Oct. 29 (UPI) -- The Federal Bureau of Investigation and other federal authorities say a surge in cybercrime is beginning to focus on hospitals and health providers nationwide, at a time when many are already overwhelmed by the COVID-19 pandemic.
Authorities detailed the rising threat in a report Wednesday compiled by the FBI, Cybersecurity and Infrastructure Security Agency and Department of Health and Human Services.
The assessment says the rapid increase of ransomware attacks, which have targeted various government operations over the past year, use malware that makes it virtually impossible for victims to recover data.
"CISA, FBI, and HHS have credible information of an increased and imminent cybercrime threat to U.S. hospitals and healthcare providers," the agencies said.
"[We] are sharing this information to provide warnings to healthcare providers to ensure that they take timely and reasonable precautions to protect their networks from these threats."
The assessment said hackers are using a tool called "Trickbot," a malicious software that's embedded in emails and designed to fool recipients into clicking through to a link that installs the malware.

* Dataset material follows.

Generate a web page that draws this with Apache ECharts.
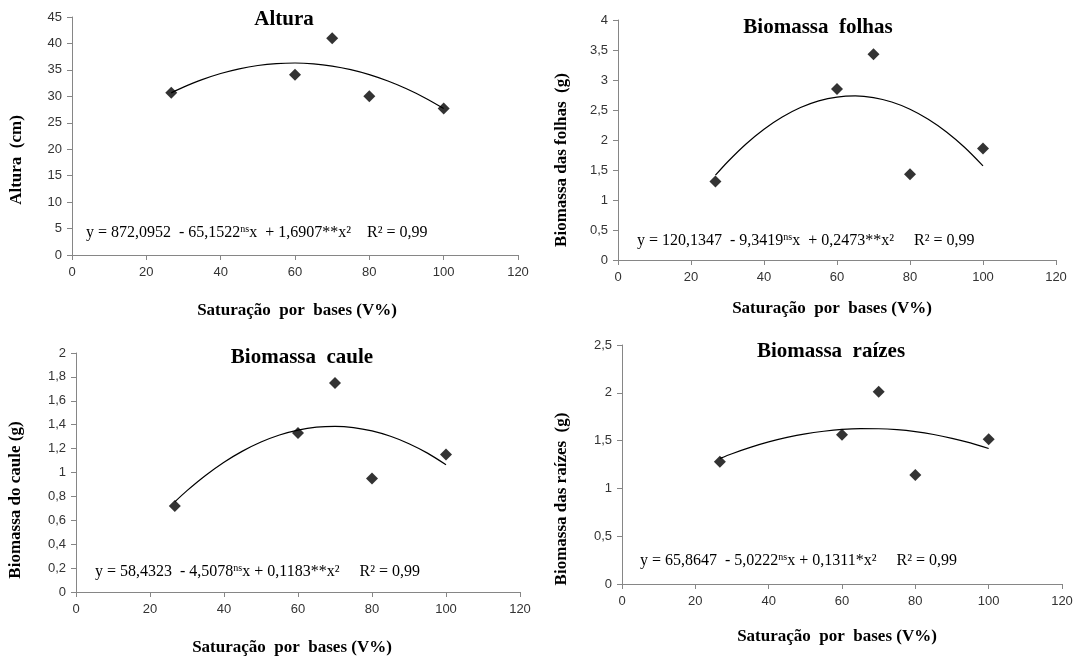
<!DOCTYPE html>
<html>
<head>
<meta charset="utf-8">
<script src="https://cdn.jsdelivr.net/npm/echarts@6/dist/echarts.min.js"></script>
<style>
html,body{margin:0;padding:0;background:#fff;}
#c{width:1077px;height:657px;}
</style>
</head>
<body>
<div id="c"></div>
<script>
// ---- data ----
const xVals = [26.7, 60, 70, 80, 100];
const alturaVals = [30.7, 34.1, 41.0, 30.0, 27.7];
const folhasVals = [1.31, 2.85, 3.43, 1.43, 1.86];
const cauleVals = [0.72, 1.33, 1.75, 0.95, 1.15];
const raizesVals = [1.28, 1.56, 2.01, 1.14, 1.515];

// trend curves at these x positions
const trendX = [26.7, 30, 35, 40, 45, 50, 55, 60, 65, 70, 75, 80, 85, 90, 95, 100];
const alturaTrend = [30.66, 31.74, 33.15, 34.31, 35.20, 35.83, 36.19, 36.30, 36.14, 35.72, 35.04, 34.10, 32.89, 31.43, 29.70, 27.71];
const folhasTrend = [1.413, 1.634, 1.930, 2.180, 2.383, 2.541, 2.652, 2.716, 2.735, 2.707, 2.633, 2.513, 2.346, 2.134, 1.875, 1.569];
const cauleTrend = [0.754, 0.848, 0.975, 1.086, 1.179, 1.255, 1.314, 1.355, 1.379, 1.386, 1.376, 1.348, 1.303, 1.241, 1.162, 1.065];
const raizesTrend = [1.314, 1.363, 1.429, 1.486, 1.533, 1.571, 1.598, 1.617, 1.625, 1.624, 1.614, 1.594, 1.564, 1.524, 1.476, 1.417];

const titles = ['Altura', 'Biomassa  folhas', 'Biomassa  caule', 'Biomassa  raízes'];
const yNames = ['Altura  (cm)', 'Biomassa das folhas  (g)', 'Biomassa do caule (g)', 'Biomassa das raízes  (g)'];
const xName = 'Saturação  por  bases (V%)';
const equations = [
  'y = 872,0952  - 65,1522{ns|ns}x  + 1,6907**x²    R² = 0,99',
  'y = 120,1347  - 9,3419{ns|ns}x  + 0,2473**x²     R² = 0,99',
  'y = 58,4323  - 4,5078{ns|ns}x + 0,1183**x²     R² = 0,99',
  'y = 65,8647  - 5,0222{ns|ns}x + 0,1311*x²     R² = 0,99'
];
const yMax = [45, 4, 2, 2.5];
const yStep = [5, 0.5, 0.2, 0.5];
const xMin = 0, xMax = 120, xStep = 20;

// ---- layout ----
const grids = [
  {left: 72, top: 17, width: 446, height: 238},
  {left: 618, top: 20, width: 438, height: 240},
  {left: 76, top: 353, width: 444, height: 239},
  {left: 622, top: 345, width: 440, height: 239}
];
const titlePos = [[284, 20], [818, 28], [302, 358], [831, 352]];
const yNamePos = [[17, 160], [562, 160], [16, 500], [562, 499]];
const xNamePos = [[297, 311], [832, 309], [292, 648], [837, 637]];
const eqPos = [[86, 233], [637, 241], [95, 572], [640, 561]];

const serif = '"Liberation Serif", "Times New Roman", serif';
const sans = '"Liberation Sans", Arial, sans-serif';
const axisColor = '#868686';

const fmt = v => String(Math.round(v * 100) / 100).replace('.', ',');

const xAxes = grids.map((g, i) => ({
  type: 'value', gridIndex: i, min: xMin, max: xMax, interval: xStep,
  axisLine: {show: true, lineStyle: {color: axisColor, width: 1}},
  axisTick: {show: true, inside: false, length: 5, lineStyle: {color: axisColor}},
  axisLabel: {fontFamily: sans, fontSize: 13, color: '#333', margin: 11},
  splitLine: {show: false}
}));
const yAxes = grids.map((g, i) => ({
  type: 'value', gridIndex: i, min: 0, max: yMax[i], interval: yStep[i],
  axisLine: {show: true, lineStyle: {color: axisColor, width: 1}},
  axisTick: {show: true, inside: false, length: 5, lineStyle: {color: axisColor}},
  axisLabel: {fontFamily: sans, fontSize: 13, color: '#333', margin: 10, formatter: fmt},
  splitLine: {show: false}
}));

const pointSets = [alturaVals, folhasVals, cauleVals, raizesVals];
const trendSets = [alturaTrend, folhasTrend, cauleTrend, raizesTrend];

const series = [];
pointSets.forEach((vals, i) => {
  series.push({
    type: 'line', xAxisIndex: i, yAxisIndex: i, smooth: 0.3, showSymbol: false,
    symbol: 'none', silent: true,
    lineStyle: {color: '#000', width: 1.2},
    data: trendX.map((x, k) => [x, trendSets[i][k]]),
    z: 2
  });
  series.push({
    type: 'scatter', xAxisIndex: i, yAxisIndex: i, symbol: 'diamond', symbolSize: [12, 12],
    itemStyle: {color: '#000'},
    data: xVals.map((x, k) => [x, vals[k]]),
    z: 3
  });
});

const graphic = [];
titles.forEach((t, i) => {
  graphic.push({type: 'text', x: titlePos[i][0], y: titlePos[i][1], style: {
    text: t, fontFamily: serif, fontWeight: 'bold', fontSize: 21, fill: '#000',
    align: 'center', verticalAlign: 'middle', textAlign: 'center', textVerticalAlign: 'middle'}});
  graphic.push({type: 'text', x: yNamePos[i][0], y: yNamePos[i][1], rotation: Math.PI / 2, style: {
    text: yNames[i], fontFamily: serif, fontWeight: 'bold', fontSize: 17, fill: '#000',
    align: 'center', verticalAlign: 'middle', textAlign: 'center', textVerticalAlign: 'middle'}});
  graphic.push({type: 'text', x: xNamePos[i][0], y: xNamePos[i][1], style: {
    text: xName, fontFamily: serif, fontWeight: 'bold', fontSize: 17, fill: '#000',
    align: 'center', verticalAlign: 'middle', textAlign: 'center', textVerticalAlign: 'middle'}});
  graphic.push({type: 'text', x: eqPos[i][0], y: eqPos[i][1], style: {
    text: equations[i], fontFamily: serif, fontSize: 16, fill: '#000',
    align: 'left', verticalAlign: 'middle', textAlign: 'left', textVerticalAlign: 'middle',
    rich: {ns: {fontFamily: serif, fontSize: 10, verticalAlign: 'top', lineHeight: 18}}}});
});

const chart = echarts.init(document.getElementById('c'), null, {renderer: 'canvas'});
chart.setOption({
  backgroundColor: '#fff',
  animation: false,
  grid: grids.map(g => Object.assign({containLabel: false}, g)),
  xAxis: xAxes,
  yAxis: yAxes,
  series: series,
  graphic: graphic
});
</script>
</body>
</html>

The agencies said these attacks are more dangerous now due to the ongoing impact of the COVID-19 pandemic, when displacement from healthcare could be deadly for untold numbers of patients.
The federal authorities advise several recommendations to help healthcare organizations and businesses guard against the heightened threat -- including joining data-sharing organizations, backing up records, updating security software and forming response plans.
"Ransomware attacks on our healthcare system may be the most dangerous cybersecurity threat we've ever seen in the United States," said Charles Carmakal, senior vice president and chief technology officer of cybersecurity firm Mandiant.
Carmakal said an Eastern European hacking ring called UNC1878 is the latest major group to emerge as a threat to potential U.S. targets.